* Records with drawing code:
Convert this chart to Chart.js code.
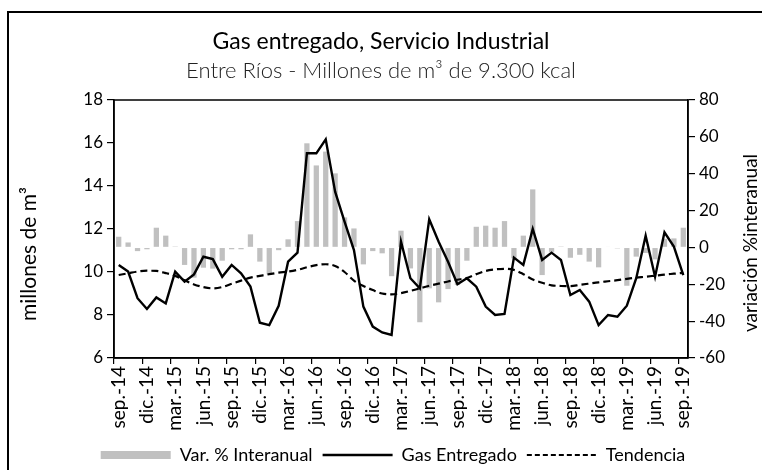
<!DOCTYPE html>
<html>
<head>
<meta charset="utf-8">
<script src="https://cdn.jsdelivr.net/npm/chart.js@4.4.1/dist/chart.umd.min.js"></script>
<style>
  html, body { margin: 0; padding: 0; background: #fff; }
  #wrap { width: 762px; height: 470px; position: relative; }
</style>
</head>
<body>
<div id="wrap"><canvas id="c" width="762" height="470"></canvas></div>
<script>
const FONT = 'Lato';

const categories = [
  'sep.-14','oct.-14','nov.-14','dic.-14','ene.-15','feb.-15','mar.-15','abr.-15','may.-15','jun.-15','jul.-15','ago.-15',
  'sep.-15','oct.-15','nov.-15','dic.-15','ene.-16','feb.-16','mar.-16','abr.-16','may.-16','jun.-16','jul.-16','ago.-16',
  'sep.-16','oct.-16','nov.-16','dic.-16','ene.-17','feb.-17','mar.-17','abr.-17','may.-17','jun.-17','jul.-17','ago.-17',
  'sep.-17','oct.-17','nov.-17','dic.-17','ene.-18','feb.-18','mar.-18','abr.-18','may.-18','jun.-18','jul.-18','ago.-18',
  'sep.-18','oct.-18','nov.-18','dic.-18','ene.-19','feb.-19','mar.-19','abr.-19','may.-19','jun.-19','jul.-19','ago.-19',
  'sep.-19'
];

const varInteranual = [
  5.8, 2.7, -2.0, -1.0, 10.7, 6.4, 0.5, -9.5, -16.4, -11.0, -11.5, -7.2,
  -1.0, -1.0, 7.1, -7.7, -14.6, -1.5, 4.4, 14.3, 56.5, 44.5, 52.0, 40.2,
  16.3, 10.3, -9.2, -2.0, -3.2, -15.6, 9.1, -11.4, -40.6, -22.2, -29.8, -22.6,
  -20.4, -7.2, 11.2, 11.8, 10.7, 14.3, -5.9, 6.4, 31.5, -15.0, -2.4, 0.5,
  -5.6, -4.0, -7.7, -10.8, 0.3, -0.5, -20.8, -5.0, -3.0, -6.5, 4.7, 4.9,
  10.7
];

const gasEntregado = [
  10.33, 10.02, 8.78, 8.28, 8.82, 8.54, 10.02, 9.55, 9.89, 10.71, 10.60, 9.78,
  10.33, 9.94, 9.32, 7.64, 7.53, 8.43, 10.48, 10.90, 15.52, 15.52, 16.17, 13.74,
  12.34, 11.02, 8.39, 7.46, 7.19, 7.07, 11.41, 9.71, 9.24, 12.45, 11.41, 10.48,
  9.43, 9.71, 9.32, 8.39, 8.00, 8.05, 10.67, 10.33, 12.00, 10.56, 10.90, 10.56,
  8.93, 9.16, 8.62, 7.53, 8.00, 7.92, 8.43, 9.71, 11.69, 9.78, 11.85, 11.18,
  9.86
];

const tendencia = [
  9.86, 9.94, 10.02, 10.06, 10.05, 9.95, 9.82, 9.62, 9.42, 9.30, 9.24, 9.30,
  9.45, 9.60, 9.74, 9.82, 9.90, 9.97, 10.02, 10.10, 10.22, 10.32, 10.36, 10.28,
  10.00, 9.60, 9.35, 9.16, 9.00, 8.96, 9.02, 9.12, 9.24, 9.36, 9.46, 9.56,
  9.64, 9.72, 9.90, 10.05, 10.12, 10.15, 10.10, 9.90, 9.65, 9.50, 9.38, 9.35,
  9.34, 9.40, 9.46, 9.52, 9.57, 9.62, 9.68, 9.74, 9.78, 9.83, 9.88, 9.92,
  9.96
];

const leftTicks = [6, 8, 10, 12, 14, 16, 18];
const rightTicks = [-60, -40, -20, 0, 20, 40, 60, 80];

const titleText = 'Gas entregado, Servicio Industrial';
const subtitleText = 'Entre Ríos - Millones de m³ de 9.300 kcal';
const leftAxisTitle = 'millones de m³';
const rightAxisTitle = 'variación %interanual';
const seriesNames = ['Var. % Interanual', 'Gas Entregado', 'Tendencia'];

const decorPlugin = {
  id: 'decor',
  afterLayout(chart) {
    // shift the legend block so it is centred where the reference has it
    const lg = chart.legend;
    if (lg) { lg.left = 24; lg.right = 762; }
  },
  beforeDraw(chart) {
    const ctx = chart.ctx;
    ctx.save();
    ctx.fillStyle = '#fff';
    ctx.fillRect(0, 0, chart.width, chart.height);
    ctx.restore();
  },
  afterDraw(chart) {
    const ctx = chart.ctx;
    const a = chart.chartArea;
    ctx.save();
    ctx.strokeStyle = '#000';
    ctx.lineWidth = 2;
    ctx.strokeRect(8, 12, 780, 490);
    ctx.lineWidth = 1.5;
    ctx.strokeRect(a.left, a.top, a.right - a.left, a.bottom - a.top);
    ctx.fillStyle = '#000';
    ctx.font = '21px ' + FONT;
    ctx.textAlign = 'center';
    ctx.textBaseline = 'middle';
    ctx.translate(29, 254);
    ctx.rotate(-Math.PI / 2);
    ctx.fillText(leftAxisTitle, 0, 0);
    ctx.restore();
    ctx.save();
    ctx.fillStyle = '#000';
    ctx.font = '19px ' + FONT;
    ctx.textAlign = 'center';
    ctx.textBaseline = 'middle';
    ctx.translate(751, 243);
    ctx.rotate(-Math.PI / 2);
    ctx.fillText(rightAxisTitle, 0, 0);
    ctx.restore();
  }
};

new Chart(document.getElementById('c'), {
  data: {
    labels: categories,
    datasets: [
      {
        type: 'bar',
        label: seriesNames[0],
        data: varInteranual,
        yAxisID: 'y2',
        backgroundColor: '#c0c0c0',
        borderWidth: 0,
        barPercentage: 0.56,
        categoryPercentage: 1.0,
        order: 3
      },
      {
        type: 'line',
        label: seriesNames[1],
        data: gasEntregado,
        yAxisID: 'y',
        borderColor: '#000',
        backgroundColor: '#000',
        borderWidth: 2.4,
        pointRadius: 0,
        tension: 0,
        order: 1
      },
      {
        type: 'line',
        label: seriesNames[2],
        data: tendencia,
        yAxisID: 'y',
        borderColor: '#000',
        backgroundColor: '#000',
        borderWidth: 2.2,
        borderDash: [7, 4],
        pointRadius: 0,
        cubicInterpolationMode: 'monotone',
        order: 2
      }
    ]
  },
  options: {
    responsive: false,
    animation: false,
    devicePixelRatio: 1,
    layout: { padding: { left: 0, right: 0, top: 0, bottom: 0 } },
    plugins: {
      tooltip: { enabled: false },
      title: {
        display: true,
        text: titleText,
        color: '#000',
        font: { family: FONT, size: 23, weight: 'normal', lineHeight: 1.2 },
        padding: { top: 28, bottom: 0 }
      },
      subtitle: {
        display: true,
        text: subtitleText,
        color: '#222',
        font: { family: FONT, size: 22, weight: 300, lineHeight: 1.2 },
        padding: { top: 2, bottom: 16 }
      },
      legend: {
        display: true,
        position: 'bottom',
        maxHeight: 34,
        labels: {
          color: '#000',
          font: { family: FONT, size: 18 },
          usePointStyle: true,
          pointStyleWidth: 70,
          boxHeight: 8,
          padding: 10,
          generateLabels(chart) {
            return [
              { text: seriesNames[0], fillStyle: '#c0c0c0', strokeStyle: '#c0c0c0', lineWidth: 0, pointStyle: 'rect', datasetIndex: 0 },
              { text: seriesNames[1], fillStyle: '#000', strokeStyle: '#000', lineWidth: 2.4, pointStyle: 'line', datasetIndex: 1 },
              { text: seriesNames[2], fillStyle: '#000', strokeStyle: '#000', lineWidth: 2.2, lineDash: [5, 3], pointStyle: 'line', datasetIndex: 2 }
            ];
          }
        }
      }
    },
    scales: {
      x: {
        type: 'category',
        offset: true,
        afterFit(scale) { scale.height = 78; },
        border: { display: true, color: '#000', width: 1.5 },
        grid: {
          offset: true,
          drawOnChartArea: false,
          drawTicks: true,
          tickLength: 6,
          color: (ctx) => (ctx.index % 3 === 0 ? '#000' : 'rgba(0,0,0,0)'),
          lineWidth: 1.2
        },
        ticks: {
          autoSkip: false,
          maxRotation: 90,
          minRotation: 90,
          padding: 2,
          color: '#000',
          font: { family: FONT, size: 19 },
          callback: (v, i) => (i % 3 === 0 ? categories[i] : '')
        }
      },
      y: {
        position: 'left',
        min: leftTicks[0],
        max: leftTicks[leftTicks.length - 1],
        afterFit(scale) { scale.width = 114; },
        afterBuildTicks(scale) { scale.ticks = leftTicks.map(v => ({ value: v })); },
        border: { display: true, color: '#000', width: 1.5 },
        grid: { drawOnChartArea: false, tickLength: 7, color: '#000', lineWidth: 1.2 },
        ticks: {
          padding: 4,
          color: '#000',
          font: { family: FONT, size: 17 }
        }
      },
      y2: {
        position: 'right',
        min: rightTicks[0],
        max: rightTicks[rightTicks.length - 1],
        afterFit(scale) { scale.width = 762 - 688; },
        afterBuildTicks(scale) { scale.ticks = rightTicks.map(v => ({ value: v })); },
        border: { display: true, color: '#000', width: 1.5 },
        grid: { drawOnChartArea: false, tickLength: 7, color: '#000', lineWidth: 1.2 },
        ticks: {
          padding: 4,
          color: '#000',
          font: { family: FONT, size: 17 }
        }
      }
    }
  },
  plugins: [decorPlugin]
});
</script>
</body>
</html>
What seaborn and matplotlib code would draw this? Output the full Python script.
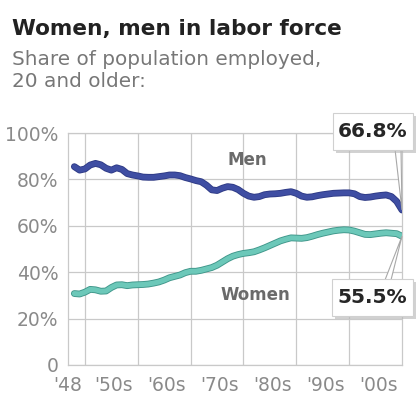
import numpy as np
import pandas as pd
import matplotlib
matplotlib.use("Agg")
import matplotlib.pyplot as plt
import matplotlib.patheffects as pe
from matplotlib.patches import Polygon
import seaborn as sns

# ---------------- data ----------------
years = list(range(1948, 2011))
men = [85.5, 84.0, 84.5, 86.2, 86.9, 86.3, 84.8, 84.0, 85.0, 84.3,
       82.5, 81.9, 81.5, 81.0, 80.9, 80.9, 81.2, 81.5, 81.9, 81.9,
       81.6, 80.8, 80.2, 79.5, 79.0, 77.5, 75.5, 75.2, 76.2, 76.9,
       76.6, 75.6, 74.0, 72.8, 72.3, 72.6, 73.4, 73.7, 73.8, 74.0,
       74.4, 74.7, 74.0, 72.8, 72.3, 72.5, 73.0, 73.4, 73.7, 74.0,
       74.1, 74.2, 74.2, 73.8, 72.6, 72.2, 72.4, 72.8, 73.1, 73.3,
       72.6, 70.5, 66.8]
women = [30.8, 30.6, 31.4, 32.6, 32.4, 31.8, 31.9, 33.4, 34.5, 34.6,
         34.2, 34.5, 34.6, 34.7, 34.9, 35.3, 35.8, 36.6, 37.6, 38.2,
         38.8, 39.8, 40.4, 40.4, 40.8, 41.4, 42.0, 43.0, 44.4, 45.8,
         46.9, 47.6, 48.1, 48.4, 48.8, 49.6, 50.5, 51.5, 52.5, 53.5,
         54.2, 54.8, 54.7, 54.6, 54.9, 55.5, 56.2, 56.8, 57.3, 57.8,
         58.1, 58.3, 58.2, 57.7, 57.0, 56.3, 56.2, 56.5, 56.8, 57.0,
         56.8, 56.6, 55.5]
series_names = ["Men", "Women"]
x_tick_labels = ["'48", "'50s", "'60s", "'70s", "'80s", "'90s", "'00s"]
y_ticks = [0, 20, 40, 60, 80, 100]
y_tick_labels = ["0", "20%", "40%", "60%", "80%", "100%"]
title = "Women, men in labor force"
subtitle = ["Share of population employed,", "20 and older:"]
end_labels = ["66.8%", "55.5%"]

df = pd.DataFrame({
    "year": years * 2,
    "value": men + women,
    "group": [series_names[0]] * len(years) + [series_names[1]] * len(years),
})

# ---------------- figure ----------------
sns.set_style("white")
plt.rcParams["font.family"] = ["DejaVu Sans"]

W, H = 417, 398
fig = plt.figure(figsize=(W / 100, H / 100), dpi=100)
ax = fig.add_axes([68 / W, 1 - 365 / H, (402 - 68) / W, (365 - 133) / H])

colors = {"Men": "#3f4ea3", "Women": "#6cc8b9"}
edges = {"Men": "#2f3b86", "Women": "#3f968a"}

sns.lineplot(data=df, x="year", y="value", hue="group", palette=colors,
             linewidth=3.6, legend=False, ax=ax, zorder=3,
             solid_capstyle="round", solid_joinstyle="round")
for line, name in zip(ax.get_lines(), series_names):
    line.set_path_effects([pe.Stroke(linewidth=4.9, foreground=edges[name]),
                           pe.Normal()])

ax.set_xlim(years[0], years[-1])
ax.set_ylim(0, 100)

grid_c = "#c9c9c9"
ax.set_yticks(y_ticks)
ax.set_yticklabels(y_tick_labels)
decades = [1950, 1960, 1970, 1980, 1990, 2000]
ax.set_xticks(decades)
ax.set_xticklabels([""] * len(decades))
label_pos = [1946.8] + [d + 5.5 for d in decades]
ax.set_xticks(label_pos, minor=True)
ax.set_xticklabels(x_tick_labels, minor=True)
ax.grid(True, which="major", color=grid_c, linewidth=0.9)
ax.tick_params(axis="both", which="both", length=0, colors="#8a8a8a",
               labelsize=13.5)
ax.tick_params(axis="y", pad=7)
ax.tick_params(axis="x", which="minor", pad=8)
for s in ax.spines.values():
    s.set_color(grid_c)
    s.set_linewidth(0.9)
ax.set_xlabel("")
ax.set_ylabel("")

# series labels
ax.text(1980.8, 88.4, "Men", ha="center", va="center", fontsize=12,
        fontweight="bold", color="#6a6a6a", zorder=4)
ax.text(1982.3, 30.2, "Women", ha="center", va="center", fontsize=12,
        fontweight="bold", color="#6a6a6a", zorder=4)

# title & subtitle
fig.text(12 / W, 1 - 35 / H, title, fontsize=15.6, fontweight="bold",
         color="#222222", va="baseline", ha="left")
fig.text(12 / W, 1 - 65 / H, subtitle[0], fontsize=14.4, color="#777777",
         va="baseline", ha="left")
fig.text(12 / W, 1 - 87 / H, subtitle[1], fontsize=14.4, color="#777777",
         va="baseline", ha="left")

# end-value callouts
fig.canvas.draw()
inv = fig.transFigure.inverted()


def px(xp, yp):
    return (xp / W, 1 - yp / H)


def callout(text, box, base, series_vals):
    x0, y0, x1, y1 = box  # pixel coords (top-left origin)
    tip_disp = ax.transData.transform((years[-1], series_vals[-1]))
    tip = inv.transform(tip_disp)
    poly = Polygon([px(*base[0]), tip, px(*base[1])], closed=True,
                   transform=fig.transFigure, facecolor="white",
                   edgecolor="#a8a8a8", linewidth=0.8, zorder=5)
    fig.add_artist(poly)
    sh = plt.Rectangle(px(x0 + 3, y1 + 3), (x1 - x0) / W, (y1 - y0) / H,
                       transform=fig.transFigure, facecolor="#b5b5b5",
                       edgecolor="none", alpha=0.6, zorder=5.5)
    fig.add_artist(sh)
    rect = plt.Rectangle(px(x0, y1), (x1 - x0) / W, (y1 - y0) / H,
                         transform=fig.transFigure, facecolor="white",
                         edgecolor="#d0d0d0", linewidth=0.8, zorder=6)
    fig.add_artist(rect)
    fig.text((x0 + x1) / 2 / W, 1 - (y0 + y1) / 2 / H, text, ha="center",
             va="center", fontsize=14.5, fontweight="bold", color="#262626",
             zorder=7)


callout(end_labels[0], (333, 113, 413, 150), [(395, 149), (401, 149)], men)
callout(end_labels[1], (332, 279, 413, 316), [(385, 280), (391, 280)], women)

fig.savefig("out.png", dpi=100, facecolor="white")
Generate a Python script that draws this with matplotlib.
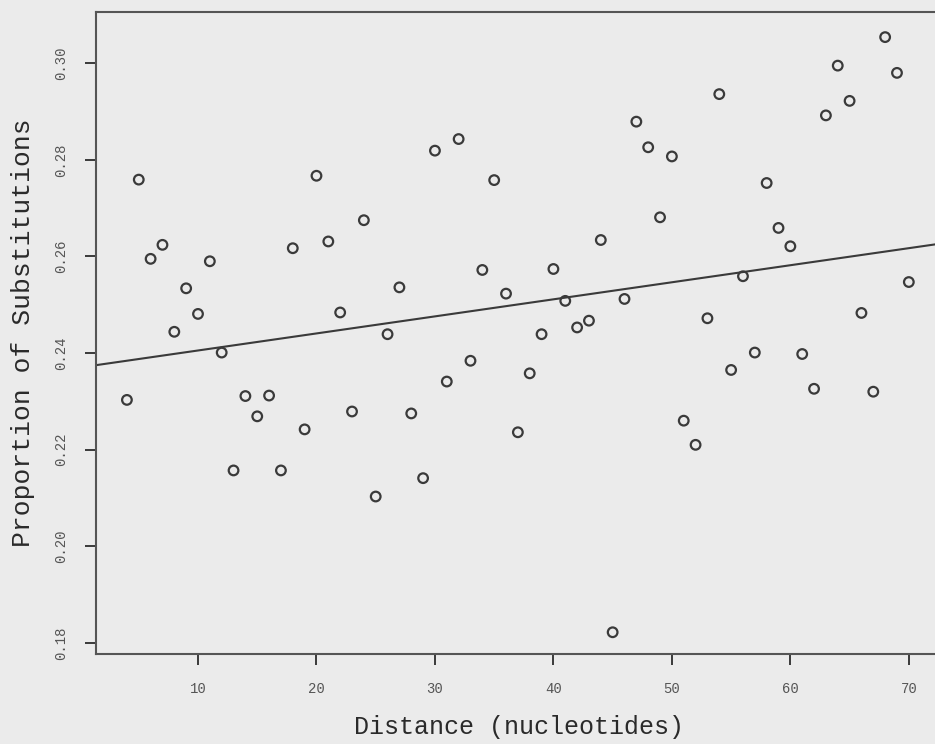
import numpy as np
import matplotlib
matplotlib.use("Agg")
import matplotlib.pyplot as plt

# distance in nucleotides and proportion of substitutions
distance = list(range(4, 71))
proportion = [
    0.2303, 0.2759, 0.2595, 0.2624, 0.2444, 0.2534, 0.2481, 0.2590, 0.2401, 0.2157,
    0.2311, 0.2269, 0.2312, 0.2157, 0.2617, 0.2242, 0.2767, 0.2631, 0.2484, 0.2279,
    0.2675, 0.2103, 0.2439, 0.2536, 0.2275, 0.2141, 0.2819, 0.2341, 0.2843, 0.2384,
    0.2572, 0.2758, 0.2523, 0.2236, 0.2358, 0.2439, 0.2574, 0.2508, 0.2453, 0.2467,
    0.2634, 0.1822, 0.2512, 0.2879, 0.2826, 0.2681, 0.2807, 0.2260, 0.2210, 0.2472,
    0.2936, 0.2365, 0.2559, 0.2401, 0.2752, 0.2659, 0.2621, 0.2398, 0.2326, 0.2892,
    0.2995, 0.2922, 0.2483, 0.2320, 0.3054, 0.2980, 0.2547,
]
# fitted line as drawn in the original
fit_intercept = 0.2370
fit_slope = 0.000353

xticks = [10, 20, 30, 40, 50, 60, 70]
yticks = [0.18, 0.20, 0.22, 0.24, 0.26, 0.28, 0.30]

bg = "#ebebeb"
ink = "#3a3a3a"
mono = ["Liberation Mono", "DejaVu Sans Mono"]

fig = plt.figure(figsize=(9.35, 7.44), dpi=100, facecolor=bg)
ax = fig.add_axes([96 / 935, 1 - 654 / 744, (942 - 96) / 935, (654 - 12) / 744])
ax.set_facecolor(bg)

ax.scatter(distance, proportion, s=48, facecolors="none", edgecolors=ink,
           linewidths=1.6, zorder=3)

xs = np.array([0, 80])
ax.plot(xs, fit_intercept + fit_slope * xs, color="#3a3a3a", lw=1.5, zorder=2)

ax.set_xlim(1.39, 72.8)
ax.set_ylim(0.1777, 0.3106)
ax.set_xticks(xticks)
ax.set_yticks(yticks)
ax.set_xticklabels([str(t) for t in xticks], family=mono, fontsize=10, color="#555555")
ax.set_yticklabels([f"{t:.2f}" for t in yticks], family=mono, fontsize=10,
                   color="#555555", rotation=90, va="center")
ax.tick_params(axis="both", direction="out", length=8, width=1.4, color=ink)
ax.tick_params(axis="x", pad=12)
ax.tick_params(axis="y", pad=12)

for side in ["left", "bottom", "top", "right"]:
    ax.spines[side].set_color("#555555")
    ax.spines[side].set_linewidth(1.5)

ax.set_xlabel("Distance (nucleotides)", family=mono, fontsize=18, color="#2a2a2a",
              labelpad=14)
ax.set_ylabel("Proportion of Substitutions", family=mono, fontsize=19, color="#2a2a2a",
              labelpad=14)

fig.savefig("out.png", dpi=100, facecolor=bg)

* Work to be completed:
The images in the entries above should be left out; please reproduce exactly the lines from the first through the one containing "const FONT = 'Lato';".

* Response:
Convert this chart to Chart.js code.
<!DOCTYPE html>
<html>
<head>
<meta charset="utf-8">
<script src="https://cdn.jsdelivr.net/npm/chart.js@4.4.1/dist/chart.umd.min.js"></script>
<style>
  html, body { margin: 0; padding: 0; background: #fff; }
  #wrap { width: 762px; height: 470px; position: relative; }
</style>
</head>
<body>
<div id="wrap"><canvas id="c" width="762" height="470"></canvas></div>
<script>
const FONT = 'Lato';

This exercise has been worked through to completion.